## EXTRACTED INFORMATION:

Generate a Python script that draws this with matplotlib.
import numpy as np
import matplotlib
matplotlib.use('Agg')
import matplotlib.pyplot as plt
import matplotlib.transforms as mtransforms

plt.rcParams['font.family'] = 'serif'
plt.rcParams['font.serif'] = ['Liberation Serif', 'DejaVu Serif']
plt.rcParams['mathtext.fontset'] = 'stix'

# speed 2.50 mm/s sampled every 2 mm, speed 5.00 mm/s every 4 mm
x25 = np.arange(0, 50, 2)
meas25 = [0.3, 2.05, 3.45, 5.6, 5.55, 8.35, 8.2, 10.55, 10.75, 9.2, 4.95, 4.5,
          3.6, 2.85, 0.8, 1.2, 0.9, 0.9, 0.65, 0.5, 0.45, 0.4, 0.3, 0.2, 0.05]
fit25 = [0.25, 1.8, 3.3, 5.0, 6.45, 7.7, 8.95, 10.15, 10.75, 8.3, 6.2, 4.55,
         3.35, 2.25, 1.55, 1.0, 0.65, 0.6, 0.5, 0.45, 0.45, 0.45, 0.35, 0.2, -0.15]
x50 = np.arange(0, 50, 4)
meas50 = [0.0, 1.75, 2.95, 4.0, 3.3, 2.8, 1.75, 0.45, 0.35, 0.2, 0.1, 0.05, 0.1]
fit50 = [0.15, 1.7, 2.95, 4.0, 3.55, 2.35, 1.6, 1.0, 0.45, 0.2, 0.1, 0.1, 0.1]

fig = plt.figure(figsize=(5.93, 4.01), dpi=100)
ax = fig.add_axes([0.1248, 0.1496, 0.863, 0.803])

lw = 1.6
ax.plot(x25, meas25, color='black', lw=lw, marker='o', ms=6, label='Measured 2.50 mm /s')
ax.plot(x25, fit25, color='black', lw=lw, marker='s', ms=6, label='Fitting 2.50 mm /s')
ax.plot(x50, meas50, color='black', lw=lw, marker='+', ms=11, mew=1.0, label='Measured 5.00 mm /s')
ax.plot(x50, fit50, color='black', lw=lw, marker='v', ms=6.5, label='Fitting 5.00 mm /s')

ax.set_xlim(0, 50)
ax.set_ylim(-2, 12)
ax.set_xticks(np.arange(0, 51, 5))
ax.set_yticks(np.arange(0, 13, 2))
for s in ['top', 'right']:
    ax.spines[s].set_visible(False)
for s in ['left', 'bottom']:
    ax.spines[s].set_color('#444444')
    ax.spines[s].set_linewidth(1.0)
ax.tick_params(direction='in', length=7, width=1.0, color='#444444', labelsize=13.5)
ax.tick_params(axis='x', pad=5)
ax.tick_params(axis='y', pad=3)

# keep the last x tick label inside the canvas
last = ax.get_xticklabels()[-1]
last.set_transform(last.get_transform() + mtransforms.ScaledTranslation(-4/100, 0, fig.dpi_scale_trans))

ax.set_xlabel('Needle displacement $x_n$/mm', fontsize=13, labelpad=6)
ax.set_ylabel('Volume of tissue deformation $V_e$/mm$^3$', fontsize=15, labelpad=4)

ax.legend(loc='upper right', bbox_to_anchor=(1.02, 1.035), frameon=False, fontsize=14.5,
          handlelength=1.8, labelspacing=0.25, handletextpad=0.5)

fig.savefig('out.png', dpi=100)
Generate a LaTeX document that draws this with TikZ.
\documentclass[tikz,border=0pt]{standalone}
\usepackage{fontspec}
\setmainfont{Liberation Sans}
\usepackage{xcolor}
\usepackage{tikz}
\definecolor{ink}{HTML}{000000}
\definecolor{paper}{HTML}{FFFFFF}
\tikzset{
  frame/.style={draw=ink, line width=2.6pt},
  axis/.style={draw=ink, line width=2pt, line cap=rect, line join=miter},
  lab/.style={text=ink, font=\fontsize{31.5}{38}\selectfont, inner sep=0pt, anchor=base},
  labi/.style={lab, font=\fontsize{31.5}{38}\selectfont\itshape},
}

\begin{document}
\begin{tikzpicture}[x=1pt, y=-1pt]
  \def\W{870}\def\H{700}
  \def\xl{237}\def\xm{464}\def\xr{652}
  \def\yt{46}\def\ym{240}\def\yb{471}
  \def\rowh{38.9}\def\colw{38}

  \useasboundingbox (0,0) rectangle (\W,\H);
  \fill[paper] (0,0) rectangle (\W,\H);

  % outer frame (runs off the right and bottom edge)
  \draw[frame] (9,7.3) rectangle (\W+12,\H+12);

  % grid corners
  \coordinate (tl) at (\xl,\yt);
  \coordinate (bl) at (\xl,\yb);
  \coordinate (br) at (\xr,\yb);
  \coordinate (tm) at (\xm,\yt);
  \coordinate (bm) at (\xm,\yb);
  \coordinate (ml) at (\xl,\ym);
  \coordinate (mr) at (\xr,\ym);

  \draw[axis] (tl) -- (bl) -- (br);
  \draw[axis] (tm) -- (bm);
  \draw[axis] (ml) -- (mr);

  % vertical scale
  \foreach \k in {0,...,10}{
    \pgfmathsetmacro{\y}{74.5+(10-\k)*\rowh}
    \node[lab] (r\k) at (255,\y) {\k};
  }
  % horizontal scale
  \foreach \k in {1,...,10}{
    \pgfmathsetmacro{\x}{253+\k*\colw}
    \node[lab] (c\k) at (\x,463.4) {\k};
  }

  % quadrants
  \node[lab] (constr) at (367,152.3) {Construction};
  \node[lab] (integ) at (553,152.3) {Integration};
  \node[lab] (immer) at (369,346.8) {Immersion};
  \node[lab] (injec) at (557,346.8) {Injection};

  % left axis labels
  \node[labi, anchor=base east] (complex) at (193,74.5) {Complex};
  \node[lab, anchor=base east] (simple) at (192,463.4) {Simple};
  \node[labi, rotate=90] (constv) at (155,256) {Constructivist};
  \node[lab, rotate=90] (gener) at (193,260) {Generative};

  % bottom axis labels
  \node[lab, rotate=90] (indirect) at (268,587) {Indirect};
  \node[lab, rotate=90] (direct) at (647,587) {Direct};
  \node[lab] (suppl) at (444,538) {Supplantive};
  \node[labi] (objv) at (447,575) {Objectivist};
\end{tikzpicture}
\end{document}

## SET PROBLEM:
Reproduce only the lines from the one containing "Generate a LaTeX" through the one containing "(mr) at (\xr,\ym);", inclusive of both.

## THE OUTPUT:
Generate a LaTeX document that draws this with TikZ.
\documentclass[tikz,border=0pt]{standalone}
\usepackage{fontspec}
\setmainfont{Liberation Sans}
\usepackage{xcolor}
\usepackage{tikz}
\definecolor{ink}{HTML}{000000}
\definecolor{paper}{HTML}{FFFFFF}
\tikzset{
  frame/.style={draw=ink, line width=2.6pt},
  axis/.style={draw=ink, line width=2pt, line cap=rect, line join=miter},
  lab/.style={text=ink, font=\fontsize{31.5}{38}\selectfont, inner sep=0pt, anchor=base},
  labi/.style={lab, font=\fontsize{31.5}{38}\selectfont\itshape},
}

\begin{document}
\begin{tikzpicture}[x=1pt, y=-1pt]
  \def\W{870}\def\H{700}
  \def\xl{237}\def\xm{464}\def\xr{652}
  \def\yt{46}\def\ym{240}\def\yb{471}
  \def\rowh{38.9}\def\colw{38}

  \useasboundingbox (0,0) rectangle (\W,\H);
  \fill[paper] (0,0) rectangle (\W,\H);

  % outer frame (runs off the right and bottom edge)
  \draw[frame] (9,7.3) rectangle (\W+12,\H+12);

  % grid corners
  \coordinate (tl) at (\xl,\yt);
  \coordinate (bl) at (\xl,\yb);
  \coordinate (br) at (\xr,\yb);
  \coordinate (tm) at (\xm,\yt);
  \coordinate (bm) at (\xm,\yb);
  \coordinate (ml) at (\xl,\ym);
  \coordinate (mr) at (\xr,\ym);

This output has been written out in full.